Clearly, Cheit and Beck are at opposite ends of the argument, and Beck spends several pages of his book finding fault with Cheit’s book, a scholarly volume that refutes the whole notion of a witch-hunt phenomenon. Cheit’s goal in spending nearly 15 years systematically examining trial transcripts and interview tapes for the McMartin and other cases, he writes, was to put “the conventional wisdom to the test of the actual record.” In his 500-page study, he details what he discovered: that “a substantial number of the cases held up as ‘witch-hunts’ actually included credible evidence of abuse or even something stronger than that.” This means not only that the witch-hunt analogy is false, he says: its residual message can cause harm even now, leading people to doubt children who claim sex abuse and to distrust and dismiss their testimony. In fact, that is the message of Beck’s book.

It doesn’t work—or serve justice—to try to fit all the complexities of all the cases to confirm a theory, Cheit says. Weigh the evidence of each case individually to see where it leads. Proceeding this way, Cheit finds that the McMartin case was “unjust . . . to the defendants who were charged without sufficient evidence or adequate investigation,” as well as to children “brutalized by the judicial process.” Yet on the basis of his review of the evidence, he concludes that one of the defendants probably was guilty. That means that children who were molested, he says, “have been demeaned by the witch-hunt narrative’s assertion that the entire case was a ‘hoax.’”

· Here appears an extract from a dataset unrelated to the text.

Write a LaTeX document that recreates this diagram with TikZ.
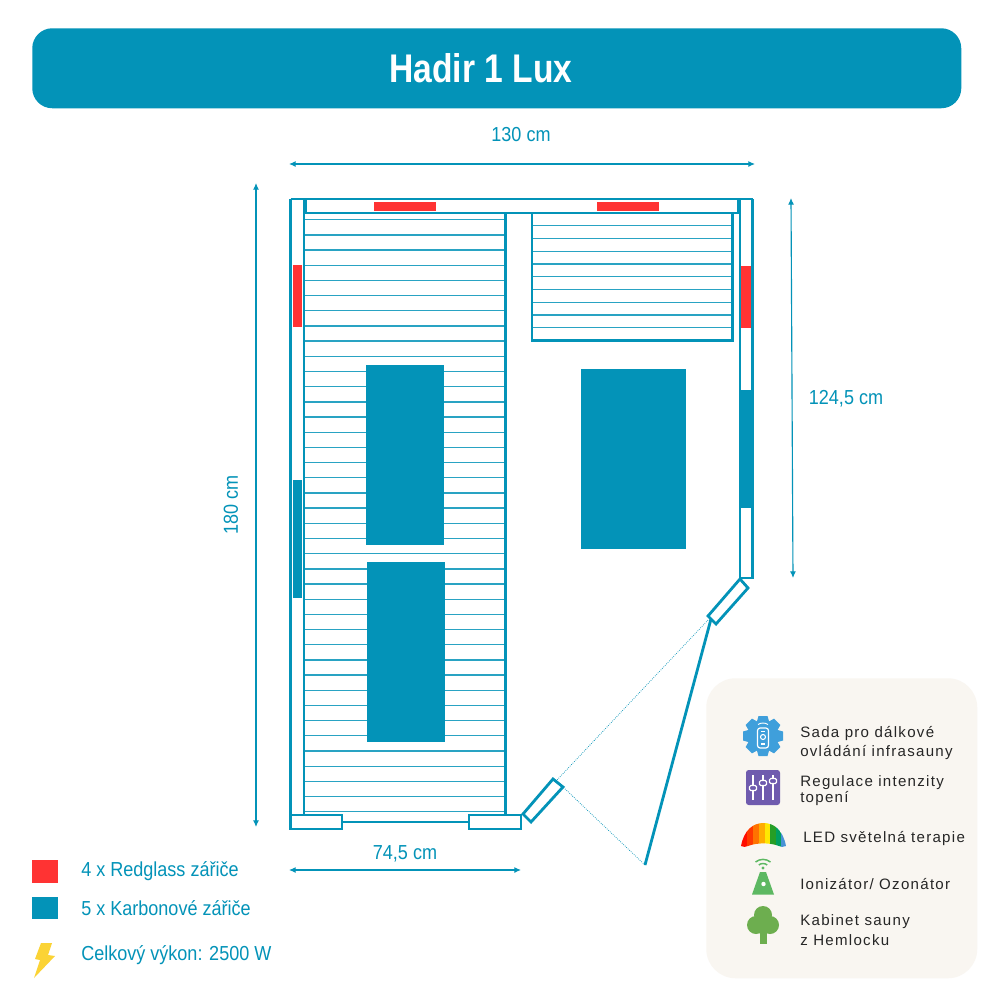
\documentclass[tikz,border=0pt]{standalone}
\usepackage{fontspec}
\setmainfont{Liberation Sans}
\newfontfamily\condf[FakeStretch=0.89]{Liberation Sans}
\newfontfamily\titlef[FakeStretch=0.84]{Liberation Sans}
\newfontfamily\panelf[LetterSpace=8.5]{Liberation Sans}
\usetikzlibrary{arrows.meta}
\definecolor{sblue}{HTML}{0393B8}
\definecolor{sred}{HTML}{FF3333}
\definecolor{panelbg}{HTML}{F9F6F1}
\definecolor{gearblue}{HTML}{3F9FDB}
\definecolor{slidepurple}{HTML}{6F5BAE}
\definecolor{iongreen}{HTML}{5DB862}
\definecolor{treegreen}{HTML}{6DAE4F}
\definecolor{bolt}{HTML}{FBD335}
\tikzset{
  wall/.style={draw=sblue,line width=2.1pt,fill=white},
  wline/.style={draw=sblue,line width=2.1pt},
  slat/.style={draw=sblue!85,line width=1pt},
  carbon/.style={fill=sblue,draw=none},
  redglass/.style={fill=sred,draw=none},
  dimline/.style={draw=sblue,line width=0.85pt,{Latex[length=5pt,width=4.5pt]}-{Latex[length=5pt,width=4.5pt]}},
  dimtext/.style={text=sblue,font=\condf\fontsize{15.2}{17}\selectfont,inner sep=0pt},
  legtext/.style={text=sblue,font=\condf\fontsize{15.2}{17}\selectfont,inner sep=0pt,anchor=west},
  paneltext/.style={text=black!85,font=\panelf\fontsize{11.3}{12}\selectfont,inner sep=0pt,anchor=west,align=left},
  thin door/.style={draw=sblue,line width=0.55pt,densely dotted},
}
\begin{document}
\begin{tikzpicture}[x=0.75pt,y=-0.75pt]
\useasboundingbox (0,0) rectangle (1000,1000);
\fill[white] (0,0) rectangle (1000,1000);
% header
\node[fill=sblue,rounded corners=15pt,minimum width=696.75pt,minimum height=60pt,inner sep=0pt,anchor=north west] (header) at (32,28) {};
\node[text=white,font=\titlef\bfseries\fontsize{30}{33}\selectfont,inner sep=0pt] (title) at (481,68) {Hadir 1 Lux};
% panel
\node[fill=panelbg,rounded corners=22pt,minimum width=203.25pt,minimum height=225pt,inner sep=0pt,anchor=north west] (panel) at (706,678) {};
% slats left
\foreach \i in {0,...,39} { \draw[slat] (304,219.7+\i*15.18) -- (505,219.7+\i*15.18); }
% slats right
\foreach \i in {1,...,9} { \draw[slat] (532,213+\i*12.75) -- (732,213+\i*12.75); }
% walls
\draw[wline] (290.5,199) -- (752.5,199);
\draw[wline] (290.5,199) -- (290.5,815);
\draw[wline] (304,199) -- (304,815);
\draw[wline] (306,199) -- (306,213) -- (738,213) -- (738,199);
\draw[wline] (740,199) -- (740,578) -- (752.5,578) -- (752.5,199);
\draw[wline] (505.5,212) -- (505.5,815);
\draw[wline] (532,213) -- (532,340.5) -- (732.5,340.5) -- (732.5,213);
\draw[wline] (342,822) -- (469,822);
\draw[wall] (290.5,815) rectangle (342,829);
\draw[wall] (469,815) rectangle (521,829);
% door
\draw[wall] (740,579) -- (748,588) -- (716,624) -- (708,616) -- cycle;
\draw[wall] (553,779) -- (563,787) -- (531,822) -- (523,814) -- cycle;
\coordinate (doorhinge) at (711,619);
\coordinate (doorend) at (645,865);
\coordinate (fixedA) at (556,781);
\coordinate (fixedB) at (562,786);
\draw[wline] (doorhinge) -- (doorend);
\draw[thin door] (708,620) -- (fixedA);
\draw[thin door] (fixedB) -- (doorend);
% carbon heaters
\fill[carbon] (366,365) rectangle (444,545);
\fill[carbon] (367,562) rectangle (445,742);
\fill[carbon] (581,369) rectangle (686,549);
\fill[carbon] (293,480) rectangle (302,598);
\fill[carbon] (741,390) rectangle (751,508);
% red heaters
\fill[redglass] (374,202) rectangle (436,211);
\fill[redglass] (597,202) rectangle (659,211);
\fill[redglass] (293,265) rectangle (302,327);
\fill[redglass] (741,266) rectangle (751,328);
% dimensions
\coordinate (d1a) at (289,164); \coordinate (d1b) at (755,164);
\coordinate (d2a) at (256,183); \coordinate (d2b) at (256,827);
\coordinate (d3a) at (791,198); \coordinate (d3b) at (793,578);
\coordinate (d4a) at (289,870); \coordinate (d4b) at (521,870);
\draw[dimline] (d1a) -- (d1b);
\draw[dimline] (d2a) -- (d2b);
\draw[dimline] (d3a) -- (d3b);
\draw[dimline] (d4a) -- (d4b);
\node[dimtext] (t130) at (521,135) {130 cm};
\node[dimtext,rotate=90] (t180) at (231,505) {180 cm};
\node[dimtext] (t124) at (846,398.5) {124,5 cm};
\node[dimtext] (t74) at (405,854) {74,5 cm};
% legend
\fill[redglass] (32,860) rectangle (58,883);
\fill[carbon] (32,897) rectangle (58,919);
\node[legtext] (l1) at (81,871) {4 x Redglass zářiče};
\node[legtext] (l2) at (81,908.5) {5 x Karbonové zářiče};
\node[legtext] (l3) at (81,955.5) {Celkový výkon: 2500 W};
\fill[bolt] (41,943) -- (52,943) -- (48,955) -- (55,956) -- (34,978) -- (40,960) -- (35,959) -- cycle;
% panel texts
\node[paneltext] (p1) at (800,733.5) {Sada pro dálkové};
\node[paneltext] (p2) at (800,752.5) {ovládání infrasauny};
\node[paneltext] (p3) at (800,782.5) {Regulace intenzity};
\node[paneltext] (p4) at (800,798.5) {topení};
\node[paneltext] (p5) at (803,838.5) {LED světelná terapie};
\node[paneltext] (p6) at (800,884) {Ionizátor/ Ozonátor};
\node[paneltext] (p7) at (800,922) {Kabinet sauny};
\node[paneltext] (p8) at (800,940) {z Hemlocku};
% gear icon
\fill[gearblue] (763,736) circle (15.5);
\foreach \a in {0,45,...,315} {
  \fill[gearblue,rotate around={\a:(763,736)}] (756.5,723) -- (758.5,716) -- (767.5,716) -- (769.5,723) -- cycle;
}
\draw[white,line width=0.9pt,rounded corners=2pt] (757.5,728) rectangle (768.5,748);
\draw[white,line width=0.8pt] (763,737) circle (2.5);
\draw[white,line width=0.8pt] (761,731.5) -- (765,731.5);
\draw[white,line width=0.8pt] (761,744) -- (765,744);
\draw[white,line width=0.7pt] (758,724.5) .. controls (761,722.5) and (765,722.5) .. (768,724.5);
% sliders icon
\fill[slidepurple,rounded corners=2pt] (746,770) rectangle (780,805);
\foreach \x/\y in {753/788,763/783,773/781} {
  \draw[white,line width=0.9pt] (\x,775) -- (\x,800);
  \draw[white,line width=0.9pt,fill=slidepurple,rounded corners=1pt] (\x-3.5,\y-2.5) rectangle (\x+3.5,\y+2.5);
}
% rainbow icon
\begin{scope}
\clip (741,846) .. controls (744,830) and (753,823) .. (763.5,823) .. controls (774,823) and (783,830) .. (786,846) .. controls (783,847.5) and (781,847) .. (779,846) .. controls (770,842.5) and (757,842.5) .. (748,846) .. controls (746,847) and (743,847.5) .. (741,846) -- cycle;
\fill[red!90!orange] (740,820) rectangle (747,850);
\fill[orange!45!red] (747,820) rectangle (753,850);
\fill[orange!90!red] (753,820) rectangle (759,850);
\fill[orange!65!yellow] (759,820) rectangle (765,850);
\fill[yellow!90!orange] (765,820) rectangle (770,850);
\fill[green!55!black!85] (770,820) rectangle (776,850);
\fill[teal!75!green] (776,820) rectangle (781,850);
\fill[cyan!60!blue!75] (781,820) rectangle (787,850);
\end{scope}
% ionizer icon
\fill[iongreen] (760,872) -- (766,872) -- (774,894.5) -- (752,894.5) -- cycle;
\fill[white] (763.5,884) circle (2.2);
\fill[iongreen] (763,868) circle (1.6);
\draw[iongreen,line width=1.1pt] (758.8,865) .. controls (761,863) and (765,863) .. (767.2,865);
\draw[iongreen,line width=1.1pt] (755.5,862) .. controls (760,858.5) and (766,858.5) .. (770.5,862);
% tree icon
\fill[treegreen] (763,915) circle (9);
\fill[treegreen] (756,925) circle (9);
\fill[treegreen] (770,925) circle (9);
\fill[treegreen] (763,926) circle (8);
\fill[treegreen] (759.5,928) rectangle (766.5,943.5);
\end{tikzpicture}
\end{document}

Adhering to the witch-hunt narrative risks additional dangers: it “demonstrates the rise of what I call ‘disconfirmation bias,’ an approach to these cases that ignores evidence of guilt and exaggerates anything that might be construed as evidence of innocence,” Cheit writes. “Instead of a rush to convict despite the lack of evidence, there was now apparently a rush to acquit despite evidence of guilt.” But willfully turning a blind eye can be a close relative to denial.

In recent years, cries of a witch-hunt resounded when former Penn State football coach Jerry Sandusky was accused of the sexual crimes against children for which he was ultimately convicted. Allegations of a witch-hunt were also floated initially to deflect the onslaught of accusations and charges of child molestation perpetrated by Roman Catholic priests. In both cases, the witch-hunt allegation helped keep the truth under wraps, enabling high-level institutional cover-ups. In time, however, the preponderance of evidence proved the perpetrators’ guilt without question. While never overlooking the power even the most well-intentioned therapists have to do harm to clients and their families, we must recognize that it can often be easier to argue about witch-hunts than risk confronting the dark, unsavory reality of child abuse.

 

Diane Cole

Diane Cole is the author of the memoir After Great Pain: A New Life Emerges and writes for The Wall Street Journal and many other publications.